--- BEGIN SUPPLIED DATA ---

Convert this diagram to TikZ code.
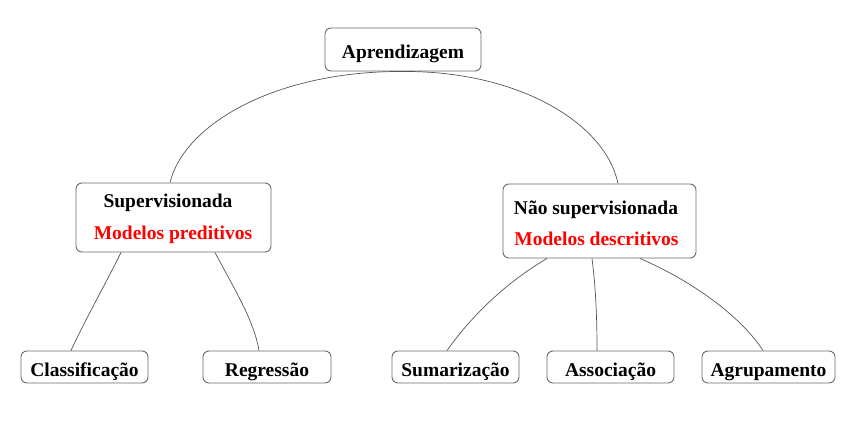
\documentclass[tikz,border=0pt]{standalone}
\usepackage{fontspec}
\setmainfont{Liberation Serif}
\definecolor{boxgray}{RGB}{105,105,105}
\definecolor{linegray}{RGB}{85,85,85}
\begin{document}
\begin{tikzpicture}[x=1pt,y=-1pt,
  box/.style={draw=boxgray,line width=0.9pt,rounded corners=6pt,inner sep=0pt,
    text height=18.5pt,text depth=0pt,
    font=\fontsize{19.5}{23}\selectfont\bfseries},
  lbl/.style={anchor=base,inner sep=0pt,font=\fontsize{19.5}{23}\selectfont\bfseries},
  red/.style={text=red},
  link/.style={draw=linegray,line width=0.7pt}]
\useasboundingbox (0,0) rectangle (851,425);
% nodes
\node[box,minimum width=156pt,minimum height=43pt] (apr) at (403,49.5) {Aprendizagem};
\node[box,minimum width=195pt,minimum height=69pt] (sup) at (173.5,217.5) {};
\node[box,minimum width=193pt,minimum height=74pt] (nao) at (599.5,221) {};
\node[lbl] (supt) at (168,207.5) {Supervisionada};
\node[lbl,red] (supm) at (173,239) {Modelos preditivos};
\node[lbl] (naot) at (596,214) {Não supervisionada};
\node[lbl,red] (naom) at (596.5,245) {Modelos descritivos};
\node[box,minimum width=127pt,minimum height=32pt] (cla) at (84.5,367) {Classificação};
\node[box,minimum width=128pt,minimum height=32pt] (reg) at (267,367) {Regressão};
\node[box,minimum width=127pt,minimum height=32pt] (sum) at (455.5,367) {Sumarização};
\node[box,minimum width=127pt,minimum height=32pt] (ass) at (610.5,367) {Associação};
\node[box,minimum width=133pt,minimum height=32pt] (agr) at (768.5,367) {Agrupamento};
% connectors
\draw[link] ([xshift=-3.5pt]sup.north) .. controls (184,125) and (274,71) .. (apr.south);
\draw[link] ([xshift=18.5pt]nao.north) .. controls (606,125) and (522,71) .. (apr.south);
\draw[link] ([xshift=-52.5pt]sup.south) .. controls (105,285) and (86,318) .. ([xshift=-13.5pt]cla.north);
\draw[link] ([xshift=41.5pt]sup.south) .. controls (232,285) and (254,320) .. ([xshift=-8pt]reg.north);
\draw[link] ([xshift=-52.5pt]nao.south) .. controls (507,282) and (472,315) .. ([xshift=-8.5pt]sum.north);
\draw[link] ([xshift=-7.5pt]nao.south) .. controls (596,290) and (597,320) .. ([xshift=-13.5pt]ass.north);
\draw[link] ([xshift=40.5pt]nao.south) .. controls (690,280) and (740,315) .. ([xshift=-5.5pt]agr.north);
\end{tikzpicture}
\end{document}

--- END SUPPLIED DATA ---

## TASK PROMPT:
Word for word, quote the full listing, omitting every picture.

## CORRECT ANSWER:
Convert this diagram to TikZ code.
\documentclass[tikz,border=0pt]{standalone}
\usepackage{fontspec}
\setmainfont{Liberation Serif}
\definecolor{boxgray}{RGB}{105,105,105}
\definecolor{linegray}{RGB}{85,85,85}
\begin{document}
\begin{tikzpicture}[x=1pt,y=-1pt,
  box/.style={draw=boxgray,line width=0.9pt,rounded corners=6pt,inner sep=0pt,
    text height=18.5pt,text depth=0pt,
    font=\fontsize{19.5}{23}\selectfont\bfseries},
  lbl/.style={anchor=base,inner sep=0pt,font=\fontsize{19.5}{23}\selectfont\bfseries},
  red/.style={text=red},
  link/.style={draw=linegray,line width=0.7pt}]
\useasboundingbox (0,0) rectangle (851,425);
% nodes
\node[box,minimum width=156pt,minimum height=43pt] (apr) at (403,49.5) {Aprendizagem};
\node[box,minimum width=195pt,minimum height=69pt] (sup) at (173.5,217.5) {};
\node[box,minimum width=193pt,minimum height=74pt] (nao) at (599.5,221) {};
\node[lbl] (supt) at (168,207.5) {Supervisionada};
\node[lbl,red] (supm) at (173,239) {Modelos preditivos};
\node[lbl] (naot) at (596,214) {Não supervisionada};
\node[lbl,red] (naom) at (596.5,245) {Modelos descritivos};
\node[box,minimum width=127pt,minimum height=32pt] (cla) at (84.5,367) {Classificação};
\node[box,minimum width=128pt,minimum height=32pt] (reg) at (267,367) {Regressão};
\node[box,minimum width=127pt,minimum height=32pt] (sum) at (455.5,367) {Sumarização};
\node[box,minimum width=127pt,minimum height=32pt] (ass) at (610.5,367) {Associação};
\node[box,minimum width=133pt,minimum height=32pt] (agr) at (768.5,367) {Agrupamento};
% connectors
\draw[link] ([xshift=-3.5pt]sup.north) .. controls (184,125) and (274,71) .. (apr.south);
\draw[link] ([xshift=18.5pt]nao.north) .. controls (606,125) and (522,71) .. (apr.south);
\draw[link] ([xshift=-52.5pt]sup.south) .. controls (105,285) and (86,318) .. ([xshift=-13.5pt]cla.north);
\draw[link] ([xshift=41.5pt]sup.south) .. controls (232,285) and (254,320) .. ([xshift=-8pt]reg.north);
\draw[link] ([xshift=-52.5pt]nao.south) .. controls (507,282) and (472,315) .. ([xshift=-8.5pt]sum.north);
\draw[link] ([xshift=-7.5pt]nao.south) .. controls (596,290) and (597,320) .. ([xshift=-13.5pt]ass.north);
\draw[link] ([xshift=40.5pt]nao.south) .. controls (690,280) and (740,315) .. ([xshift=-5.5pt]agr.north);
\end{tikzpicture}
\end{document}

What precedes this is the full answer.